**Exercise task**. Skip the pictures. Set down, word for word, the lines from the start of the material up to and including the line with "const TITLE_WIDTH_OUT = 1194;".
-=-=-=-=-
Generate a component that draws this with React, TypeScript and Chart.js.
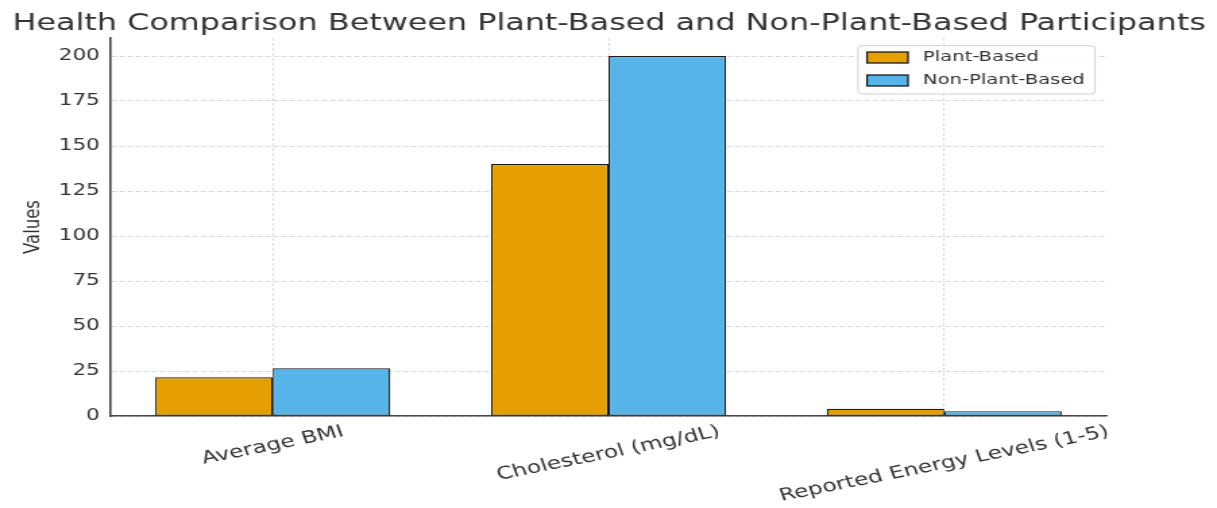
import React, { useEffect, useRef } from 'react';
import { Chart, registerables } from 'chart.js';

Chart.register(...registerables);

// ---- Data ----
const categories = ['Average BMI', 'Cholesterol (mg/dL)', 'Reported Energy Levels (1-5)'];
const seriesLabels = ['Plant-Based', 'Non-Plant-Based'];
const plantBased = [21.5, 140, 4.0];
const nonPlantBased = [26.5, 200, 2.7];
const yTicks = [0, 25, 50, 75, 100, 125, 150, 175, 200];
const chartTitle = 'Health Comparison Between Plant-Based and Non-Plant-Based Participants';
const yAxisTitle = 'Values';

// ---- Layout / style ----
const OUT_W = 1217;
const OUT_H = 508;
const IN_W = 902;
const STRETCH = OUT_W / IN_W;
const FONT = "'DejaVu Sans', 'Noto Sans', sans-serif";
const TEXT = '#333333';
const COLORS = ['#E69F00', '#56B4E9'];
const EDGE = '#1a1a1a';
const GRID = '#cfcfcf';
const TITLE_WIDTH_OUT = 1194;

const titlePlugin = {
  id: 'figTitle',
  afterDraw(chart: any) {
    const ctx = chart.ctx;
    ctx.save();
    ctx.font = `24px ${FONT}`;
    const w = ctx.measureText(chartTitle).width;
    const size = (24 * (TITLE_WIDTH_OUT / STRETCH)) / w;
    ctx.font = `${size.toFixed(2)}px ${FONT}`;
    ctx.fillStyle = TEXT;
    ctx.textAlign = 'center';
    ctx.textBaseline = 'alphabetic';
    ctx.fillText(chartTitle, chart.width / 2 + 0.5, 29.5);
    ctx.restore();
  },
};

const xLabelPlugin = {
  id: 'xLabelPlugin',
  afterDraw(chart: any) {
    const xs = chart.scales.x;
    const ctx = chart.ctx;
    const ang = (15 * Math.PI) / 180;
    ctx.save();
    ctx.font = `17.3px ${FONT}`;
    ctx.fillStyle = TEXT;
    ctx.textAlign = 'center';
    ctx.textBaseline = 'middle';
    categories.forEach((lab, i) => {
      const x = xs.getPixelForValue(i);
      const w = ctx.measureText(lab).width;
      const y = xs.top + 15.5 + (w * Math.sin(ang)) / 2;
      ctx.save();
      ctx.translate(x, y);
      ctx.rotate(-ang);
      ctx.fillText(lab, 0, 0);
      ctx.restore();
    });
    ctx.restore();
  },
};

const legendPlugin = {
  id: 'boxLegend',
  afterDraw(chart: any) {
    const ctx = chart.ctx;
    const bx = 635.9, by = 45.7, bw = 175.7, bh = 48.3;
    ctx.save();
    ctx.beginPath();
    if ((ctx as any).roundRect) (ctx as any).roundRect(bx, by, bw, bh, 3);
    else ctx.rect(bx, by, bw, bh);
    ctx.fillStyle = 'rgba(255,255,255,0.85)';
    ctx.fill();
    ctx.lineWidth = 1;
    ctx.strokeStyle = '#d0d0d0';
    ctx.stroke();
    chart.data.datasets.forEach((ds: any, i: number) => {
      const sy = 52 + i * 23;
      ctx.fillStyle = ds.backgroundColor;
      ctx.fillRect(642.6, sy, 30.4, 11);
      ctx.lineWidth = 1.3;
      ctx.strokeStyle = EDGE;
      ctx.strokeRect(642.6, sy, 30.4, 11);
      ctx.fillStyle = TEXT;
      ctx.font = `14.5px ${FONT}`;
      ctx.textAlign = 'left';
      ctx.textBaseline = 'middle';
      ctx.fillText(ds.label, 684.1, sy + 5.5);
    });
    ctx.restore();
  },
};

export default function App() {
  const canvasRef = useRef<HTMLCanvasElement | null>(null);

  useEffect(() => {
    document.body.style.margin = '0';
    document.body.style.overflow = 'hidden';
    const canvas = canvasRef.current;
    if (!canvas) return;
    const chart = new Chart(canvas, {
      type: 'bar',
      data: {
        datasets: [
          {
            label: seriesLabels[0],
            data: plantBased.map((v, i) => ({ x: i, y: v })),
            backgroundColor: COLORS[0],
            borderColor: EDGE,
            borderWidth: 1.2,
            borderSkipped: false,
          },
          {
            label: seriesLabels[1],
            data: nonPlantBased.map((v, i) => ({ x: i, y: v })),
            backgroundColor: COLORS[1],
            borderColor: EDGE,
            borderWidth: 1.2,
            borderSkipped: false,
          },
        ],
      },
      options: {
        animation: false,
        responsive: true,
        maintainAspectRatio: false,
        layout: { padding: { left: 0, right: IN_W - 820.5, top: 38, bottom: 0 } },
        datasets: { bar: { categoryPercentage: 0.7, barPercentage: 1.0 } },
        plugins: {
          legend: { display: false },
          tooltip: { enabled: false },
          title: { display: false },
        },
        scales: {
          x: {
            type: 'linear',
            min: -0.485,
            max: 2.485,
            offset: false,
            afterBuildTicks: (s: any) => {
              s.ticks = categories.map((_, i) => ({ value: i }));
            },
            afterFit: (s: any) => {
              s.height = OUT_H - 416;
            },
            ticks: { display: false },
            grid: { color: GRID, lineWidth: 0.8, drawTicks: false, offset: false },
            border: { display: true, color: '#444', width: 1.6, dash: [3, 2] },
          },
          y: {
            min: 0,
            max: 210,
            afterBuildTicks: (s: any) => {
              s.ticks = yTicks.map((v) => ({ value: v }));
            },
            afterFit: (s: any) => {
              s.width = 81.5;
            },
            ticks: {
              color: TEXT,
              padding: 7.5,
              font: { family: FONT, size: 16 },
            },
            grid: { color: GRID, lineWidth: 0.8, drawTicks: false },
            border: { display: true, color: '#444', width: 1.6, dash: [4, 2] },
            title: {
              display: true,
              text: yAxisTitle,
              color: TEXT,
              font: { family: FONT, size: 16.5 },
              padding: { top: 15.3, bottom: 0 },
            },
          },
        },
      } as any,
      plugins: [titlePlugin, xLabelPlugin, legendPlugin],
    });
    return () => chart.destroy();
  }, []);

  return (
    <div
      style={{
        position: 'absolute',
        left: 0,
        top: 0,
        width: IN_W,
        height: OUT_H,
        transform: `scaleX(${STRETCH})`,
        transformOrigin: '0 0',
      }}
    >
      <canvas ref={canvasRef} />
    </div>
  );
}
-=-=-=-=-
**Reply to the exercise**.
Generate a component that draws this with React, TypeScript and Chart.js.
import React, { useEffect, useRef } from 'react';
import { Chart, registerables } from 'chart.js';

Chart.register(...registerables);

// ---- Data ----
const categories = ['Average BMI', 'Cholesterol (mg/dL)', 'Reported Energy Levels (1-5)'];
const seriesLabels = ['Plant-Based', 'Non-Plant-Based'];
const plantBased = [21.5, 140, 4.0];
const nonPlantBased = [26.5, 200, 2.7];
const yTicks = [0, 25, 50, 75, 100, 125, 150, 175, 200];
const chartTitle = 'Health Comparison Between Plant-Based and Non-Plant-Based Participants';
const yAxisTitle = 'Values';

// ---- Layout / style ----
const OUT_W = 1217;
const OUT_H = 508;
const IN_W = 902;
const STRETCH = OUT_W / IN_W;
const FONT = "'DejaVu Sans', 'Noto Sans', sans-serif";
const TEXT = '#333333';
const COLORS = ['#E69F00', '#56B4E9'];
const EDGE = '#1a1a1a';
const GRID = '#cfcfcf';
const TITLE_WIDTH_OUT = 1194;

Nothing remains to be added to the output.